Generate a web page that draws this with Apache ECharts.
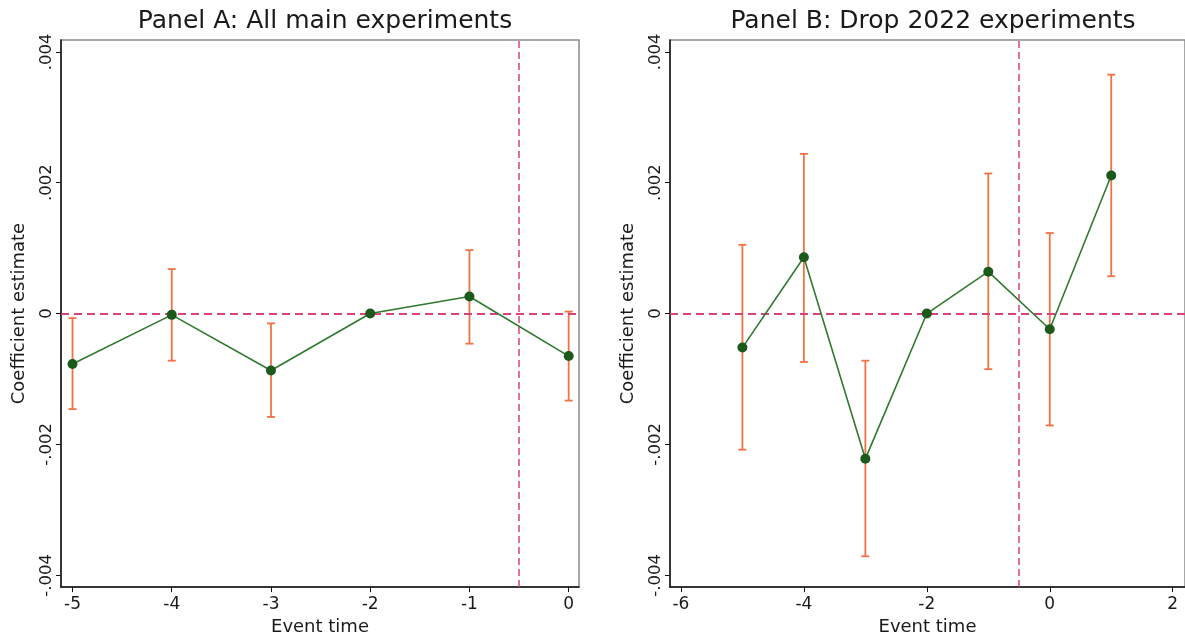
<!DOCTYPE html>
<html><head><meta charset="utf-8">
<script src="https://cdn.jsdelivr.net/npm/echarts@6/dist/echarts.min.js"></script>
<style>html,body{margin:0;padding:0;background:#fff;overflow:hidden}#c{width:1185px;height:641px}</style>
</head><body><div id="c"></div>
<script>
const eventTimeA = [-5, -4, -3, -2, -1, 0];
const coefA   = [-0.00077, -0.00002, -0.00087, 0, 0.00026, -0.00065];
const ciLowA  = [-0.00146, -0.00072, -0.00158, 0, -0.00046, -0.00133];
const ciHighA = [-0.00007, 0.00068, -0.00015, 0, 0.00097, 0.00003];

const eventTimeB = [-5, -4, -3, -2, -1, 0, 1];
const coefB   = [-0.00052, 0.00086, -0.00222, 0, 0.00064, -0.00024, 0.00211];
const ciLowB  = [-0.00208, -0.00074, -0.00371, 0, -0.00085, -0.00171, 0.00057];
const ciHighB = [0.00105, 0.00244, -0.00072, 0, 0.00214, 0.00123, 0.00365];

const yTicks = [-0.004, -0.002, 0, 0.002, 0.004];
const xTicksA = [-5, -4, -3, -2, -1, 0];
const xTicksB = [-6, -4, -2, 0, 2];
const titles = ['Panel A: All main experiments', 'Panel B: Drop 2022 experiments'];
const yTitle = 'Coefficient estimate';
const xTitle = 'Event time';
const refX = -0.5, refY = 0;

const FONT = 'DejaVu Sans';
const ERR = '#f07245', LINE = '#2f7a2f', MARK = '#1c5a1c', REF = '#d9437a';

function fmtY(v) {
  if (Math.abs(v) < 1e-12) return '0';
  return (v < 0 ? '-' : '') + Math.abs(v).toFixed(3).replace(/^0/, '');
}

const grids = [
  {left: 61, right: 606, top: 40, bottom: 52},
  {left: 670, right: -4, top: 40, bottom: 52}
];
const xRanges = [[-5.116, 0.104], [-6.178, 2.2]];
const xTicks = [xTicksA, xTicksB];

const option = {
  animation: false,
  backgroundColor: '#fff',
  textStyle: {fontFamily: FONT},
  title: titles.map((t, i) => ({
    text: t,
    left: i === 0 ? 320 : 928,
    textAlign: 'center',
    top: 4,
    textStyle: {fontFamily: FONT, fontSize: 25, fontWeight: 'normal', color: '#1a1a1a'}
  })),
  grid: grids.map(g => Object.assign({show: true, borderColor: '#8a8a8a', borderWidth: 1.5, backgroundColor: '#fff'}, g)),
  xAxis: [0, 1].map(i => ({
    type: 'value', gridIndex: i, min: xRanges[i][0], max: xRanges[i][1],
    name: xTitle, nameLocation: 'middle', nameGap: 29,
    nameTextStyle: {fontFamily: FONT, fontSize: 18, color: '#1a1a1a'},
    axisLine: {show: true, onZero: false, lineStyle: {color: '#111', width: 1.5}},
    axisTick: {show: true, length: 5, customValues: xTicks[i], lineStyle: {color: '#111'}},
    axisLabel: {customValues: xTicks[i], fontFamily: FONT, fontSize: 17, color: '#1a1a1a', margin: 9,
      formatter: v => String(v)},
    splitLine: {show: false}
  })),
  yAxis: [0, 1].map(i => ({
    type: 'value', gridIndex: i, min: -0.00418, max: 0.00418,
    name: yTitle, nameLocation: 'middle', nameGap: 33,
    nameTextStyle: {fontFamily: FONT, fontSize: 18, color: '#1a1a1a'},
    axisLine: {show: true, onZero: false, lineStyle: {color: '#111', width: 1.5}},
    axisTick: {show: true, length: 5, customValues: yTicks, lineStyle: {color: '#111'}},
    axisLabel: {customValues: yTicks, rotate: 90, fontFamily: FONT, fontSize: 16.5, color: '#1a1a1a', margin: 6,
      formatter: fmtY},
    splitLine: {show: false}
  })),
  series: []
};

function errSeries(i, xs, lo, hi) {
  return {
    type: 'custom', xAxisIndex: i, yAxisIndex: i, z: 3,
    data: xs.map((x, k) => [x, lo[k], hi[k]]),
    encode: {x: 0, y: [1, 2]},
    renderItem: function (params, api) {
      const x = api.value(0);
      const pLo = api.coord([x, api.value(1)]);
      const pHi = api.coord([x, api.value(2)]);
      const w = 4;
      const st = {stroke: ERR, lineWidth: 1.8};
      return {type: 'group', children: [
        {type: 'line', shape: {x1: pLo[0], y1: pLo[1], x2: pHi[0], y2: pHi[1]}, style: st},
        {type: 'line', shape: {x1: pLo[0] - w, y1: pLo[1], x2: pLo[0] + w, y2: pLo[1]}, style: st},
        {type: 'line', shape: {x1: pHi[0] - w, y1: pHi[1], x2: pHi[0] + w, y2: pHi[1]}, style: st}
      ]};
    }
  };
}
function refSeries(i) {
  return {
    type: 'line', xAxisIndex: i, yAxisIndex: i, data: [], z: 2,
    markLine: {
      silent: true, symbol: 'none', label: {show: false},
      data: [
        {yAxis: refY, lineStyle: {color: REF, width: 2, type: [8, 5]}},
        {xAxis: refX, lineStyle: {color: REF, width: 1.5, type: [7, 4]}}
      ]
    }
  };
}
function lineSeries(i, xs, ys) {
  return {
    type: 'line', xAxisIndex: i, yAxisIndex: i, z: 5,
    data: xs.map((x, k) => [x, ys[k]]),
    symbol: 'circle', symbolSize: 10, showSymbol: true,
    lineStyle: {color: LINE, width: 1.6},
    itemStyle: {color: MARK}
  };
}
option.series.push(refSeries(0), errSeries(0, eventTimeA, ciLowA, ciHighA), lineSeries(0, eventTimeA, coefA));
option.series.push(refSeries(1), errSeries(1, eventTimeB, ciLowB, ciHighB), lineSeries(1, eventTimeB, coefB));

const chart = echarts.init(document.getElementById('c'), null, {renderer: 'canvas'});
chart.setOption(option);
</script>
</body></html>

====

■ **Requirement**:
Quote in full the listing given above; the images are to be left out.

■ **Answer below**:
Generate a web page that draws this with Apache ECharts.
<!DOCTYPE html>
<html><head><meta charset="utf-8">
<script src="https://cdn.jsdelivr.net/npm/echarts@6/dist/echarts.min.js"></script>
<style>html,body{margin:0;padding:0;background:#fff;overflow:hidden}#c{width:1185px;height:641px}</style>
</head><body><div id="c"></div>
<script>
const eventTimeA = [-5, -4, -3, -2, -1, 0];
const coefA   = [-0.00077, -0.00002, -0.00087, 0, 0.00026, -0.00065];
const ciLowA  = [-0.00146, -0.00072, -0.00158, 0, -0.00046, -0.00133];
const ciHighA = [-0.00007, 0.00068, -0.00015, 0, 0.00097, 0.00003];

const eventTimeB = [-5, -4, -3, -2, -1, 0, 1];
const coefB   = [-0.00052, 0.00086, -0.00222, 0, 0.00064, -0.00024, 0.00211];
const ciLowB  = [-0.00208, -0.00074, -0.00371, 0, -0.00085, -0.00171, 0.00057];
const ciHighB = [0.00105, 0.00244, -0.00072, 0, 0.00214, 0.00123, 0.00365];

const yTicks = [-0.004, -0.002, 0, 0.002, 0.004];
const xTicksA = [-5, -4, -3, -2, -1, 0];
const xTicksB = [-6, -4, -2, 0, 2];
const titles = ['Panel A: All main experiments', 'Panel B: Drop 2022 experiments'];
const yTitle = 'Coefficient estimate';
const xTitle = 'Event time';
const refX = -0.5, refY = 0;

const FONT = 'DejaVu Sans';
const ERR = '#f07245', LINE = '#2f7a2f', MARK = '#1c5a1c', REF = '#d9437a';

function fmtY(v) {
  if (Math.abs(v) < 1e-12) return '0';
  return (v < 0 ? '-' : '') + Math.abs(v).toFixed(3).replace(/^0/, '');
}

const grids = [
  {left: 61, right: 606, top: 40, bottom: 52},
  {left: 670, right: -4, top: 40, bottom: 52}
];
const xRanges = [[-5.116, 0.104], [-6.178, 2.2]];
const xTicks = [xTicksA, xTicksB];

const option = {
  animation: false,
  backgroundColor: '#fff',
  textStyle: {fontFamily: FONT},
  title: titles.map((t, i) => ({
    text: t,
    left: i === 0 ? 320 : 928,
    textAlign: 'center',
    top: 4,
    textStyle: {fontFamily: FONT, fontSize: 25, fontWeight: 'normal', color: '#1a1a1a'}
  })),
  grid: grids.map(g => Object.assign({show: true, borderColor: '#8a8a8a', borderWidth: 1.5, backgroundColor: '#fff'}, g)),
  xAxis: [0, 1].map(i => ({
    type: 'value', gridIndex: i, min: xRanges[i][0], max: xRanges[i][1],
    name: xTitle, nameLocation: 'middle', nameGap: 29,
    nameTextStyle: {fontFamily: FONT, fontSize: 18, color: '#1a1a1a'},
    axisLine: {show: true, onZero: false, lineStyle: {color: '#111', width: 1.5}},
    axisTick: {show: true, length: 5, customValues: xTicks[i], lineStyle: {color: '#111'}},
    axisLabel: {customValues: xTicks[i], fontFamily: FONT, fontSize: 17, color: '#1a1a1a', margin: 9,
      formatter: v => String(v)},
    splitLine: {show: false}
  })),
  yAxis: [0, 1].map(i => ({
    type: 'value', gridIndex: i, min: -0.00418, max: 0.00418,
    name: yTitle, nameLocation: 'middle', nameGap: 33,
    nameTextStyle: {fontFamily: FONT, fontSize: 18, color: '#1a1a1a'},
    axisLine: {show: true, onZero: false, lineStyle: {color: '#111', width: 1.5}},
    axisTick: {show: true, length: 5, customValues: yTicks, lineStyle: {color: '#111'}},
    axisLabel: {customValues: yTicks, rotate: 90, fontFamily: FONT, fontSize: 16.5, color: '#1a1a1a', margin: 6,
      formatter: fmtY},
    splitLine: {show: false}
  })),
  series: []
};

function errSeries(i, xs, lo, hi) {
  return {
    type: 'custom', xAxisIndex: i, yAxisIndex: i, z: 3,
    data: xs.map((x, k) => [x, lo[k], hi[k]]),
    encode: {x: 0, y: [1, 2]},
    renderItem: function (params, api) {
      const x = api.value(0);
      const pLo = api.coord([x, api.value(1)]);
      const pHi = api.coord([x, api.value(2)]);
      const w = 4;
      const st = {stroke: ERR, lineWidth: 1.8};
      return {type: 'group', children: [
        {type: 'line', shape: {x1: pLo[0], y1: pLo[1], x2: pHi[0], y2: pHi[1]}, style: st},
        {type: 'line', shape: {x1: pLo[0] - w, y1: pLo[1], x2: pLo[0] + w, y2: pLo[1]}, style: st},
        {type: 'line', shape: {x1: pHi[0] - w, y1: pHi[1], x2: pHi[0] + w, y2: pHi[1]}, style: st}
      ]};
    }
  };
}
function refSeries(i) {
  return {
    type: 'line', xAxisIndex: i, yAxisIndex: i, data: [], z: 2,
    markLine: {
      silent: true, symbol: 'none', label: {show: false},
      data: [
        {yAxis: refY, lineStyle: {color: REF, width: 2, type: [8, 5]}},
        {xAxis: refX, lineStyle: {color: REF, width: 1.5, type: [7, 4]}}
      ]
    }
  };
}
function lineSeries(i, xs, ys) {
  return {
    type: 'line', xAxisIndex: i, yAxisIndex: i, z: 5,
    data: xs.map((x, k) => [x, ys[k]]),
    symbol: 'circle', symbolSize: 10, showSymbol: true,
    lineStyle: {color: LINE, width: 1.6},
    itemStyle: {color: MARK}
  };
}
option.series.push(refSeries(0), errSeries(0, eventTimeA, ciLowA, ciHighA), lineSeries(0, eventTimeA, coefA));
option.series.push(refSeries(1), errSeries(1, eventTimeB, ciLowB, ciHighB), lineSeries(1, eventTimeB, coefB));

const chart = echarts.init(document.getElementById('c'), null, {renderer: 'canvas'});
chart.setOption(option);
</script>
</body></html>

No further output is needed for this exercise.